D’Asia Lewis, a sophomore at Selma High School, takes a photo with her uncle Ty Nasion, after the two signed a pledge saying Nasion would always be involved in his niece’s life. More than 200 fathers, grandfathers, uncles, brothers and mentors took part in the luncheon at Selma High School.

D’Asia Lewis, a sophomore at Selma High School, takes a photo with her uncle Ty Nasion, after the two signed a pledge saying Nasion would always be involved in his niece’s life. More than 200 fathers, grandfathers, uncles, brothers and mentors took part in the luncheon at Selma High School.

The 100 Men Luncheon will have to come with a new name next year.
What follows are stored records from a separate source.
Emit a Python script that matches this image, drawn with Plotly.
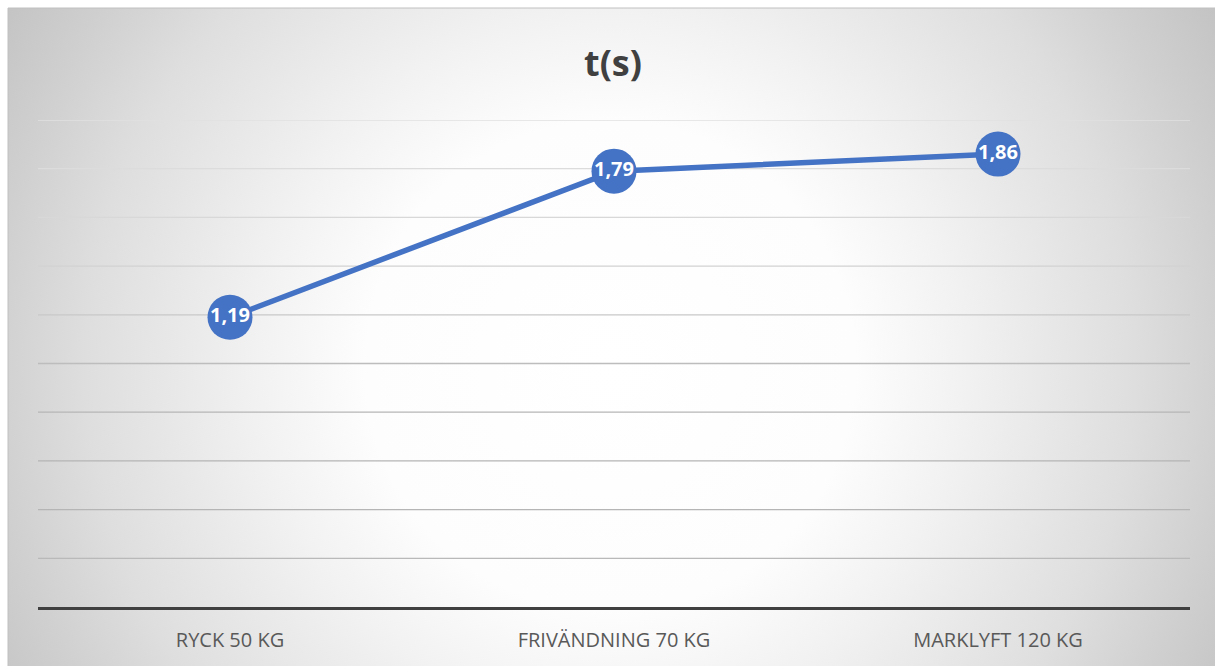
import plotly.graph_objects as go

# ---- data ----
categories = ["RYCK 50 KG", "FRIVÄNDNING 70 KG", "MARKLYFT 120 KG"]
times = [1.19, 1.79, 1.86]
y_ticks = [0.2, 0.4, 0.6, 0.8, 1.0, 1.2, 1.4, 1.6, 1.8, 2.0]
grid_colors = ["#b9b9b9", "#b5b5b5", "#b4b4b4", "#b6b6b6", "#bdbdbd",
               "#c8c8c8", "#d2d2d2", "#d8d8d8", "#dcdcdc", "#e0e0e0"]
title_text = "t(s)"

W, H = 1215, 666
labels = [f"{v:.2f}".replace(".", ",") for v in times]

fig = go.Figure()

# background radial gradient (clipped to chart box)
cx, cy, half = 610, 300, 700
fig.add_trace(go.Scatter(
    x=[cx - half, cx + half, cx + half, cx - half, cx - half],
    y=[cy - half, cy - half, cy + half, cy + half, cy - half],
    mode="none", fill="toself",
    fillgradient=dict(type="radial", colorscale=[
        [0.0, "#ffffff"], [0.35, "#fdfdfd"], [0.5, "#f2f2f2"],
        [0.75, "#dedede"], [0.88, "#d0d0d0"], [1.0, "#c4c4c4"]]),
    hoverinfo="skip", showlegend=False, xaxis="x", yaxis="y"))

# data line
fig.add_trace(go.Scatter(
    x=categories, y=times, mode="lines+markers+text",
    line=dict(color="#4472C4", width=5.5),
    marker=dict(size=45, color="#4472C4"),
    text=labels, textposition="middle center",
    textfont=dict(family="Open Sans", size=20, color="white", weight="bold"),
    cliponaxis=False, showlegend=False, xaxis="x2", yaxis="y2"))

left, right, top, bottom = 38, 1190, 120, 607
fig.update_layout(
    width=W, height=H,
    margin=dict(l=0, r=0, t=0, b=0),
    paper_bgcolor="white", plot_bgcolor="rgba(0,0,0,0)",
    xaxis=dict(domain=[8 / W, 1], range=[8, W], visible=False, fixedrange=True),
    yaxis=dict(domain=[0, 1 - 8 / H], range=[0, H - 8], visible=False, fixedrange=True),
    xaxis2=dict(domain=[left / W, right / W], anchor="y2", type="category",
                range=[-0.5, len(categories) - 0.5], showgrid=False, zeroline=False,
                showline=True, linecolor="#404040", linewidth=3,
                ticks="", ticklabelstandoff=13,
                tickfont=dict(family="Open Sans", size=20, color="#595959")),
    yaxis2=dict(domain=[(H - bottom) / H, (H - top) / H], anchor="x2",
                range=[0, 2], showgrid=False, zeroline=False,
                showticklabels=False, showline=False),
    title=dict(text=title_text, x=613 / W, xanchor="center",
               y=1 - 63 / H, yanchor="middle",
               font=dict(family="Open Sans", size=36, color="#404040", weight="bold")),
)
for v, c in zip(y_ticks, grid_colors):
    fig.add_shape(type="line", xref="x2", yref="y2",
                  x0=-0.5, x1=len(categories) - 0.5, y0=v, y1=v, layer="below",
                  line=dict(color=c, width=1.3))
# chart box border
fig.add_shape(type="rect", xref="paper", yref="paper",
              x0=8 / W, x1=1.01, y0=-0.01, y1=1 - 8 / H,
              line=dict(color="#c0c0c0", width=1), layer="above")

fig.write_html("out.html")
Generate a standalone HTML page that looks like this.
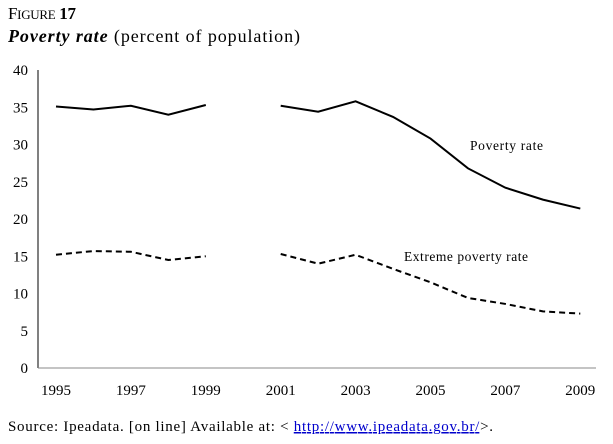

That’s because double that many fathers, grandfathers, uncles, big brothers and mentors went to Selma High School Thursday to support students in their lives.

The lunch highlighted the importance positive male role models have on young people.

Organizers scrambled to find additional tables and chairs for the overflowing crowd.

“What a great problem to have. We are so excited about today’s event,” said acting Selma City Schools Superintendent Larry DiChiara. “The result is clear — children thrive when men are involved in their lives.”

George Tarver Sr. came to the lunch with his son, George Jr., a fifth grader at Meadowview Elementary.

“It’s a great day to be here with him during the school day,” said Tarver, who works as a maintenance supervisor with the school system. “It’s just a good environment for men to get together with their children. And that’s what’s needed.”

The younger Tarver was proud to have his dad with him for lunch.

“It feels good, because sometimes the other kids don’t have dads,” Tarver said.

Quenton Marshall and James Perkins Jr. both gave speeches about fatherhood and mentoring.

All the men also signed a pledge that they will be there to encourage, engage and challenge their students.

Selma High School won a trophy for having the most men present for lunch. By then, 191 guests had registered with more still coming in the door.

“I never expected to see so many folks,” said Ty Nasion, who came with his niece D’Asia Lewis, a sophomore at Selma.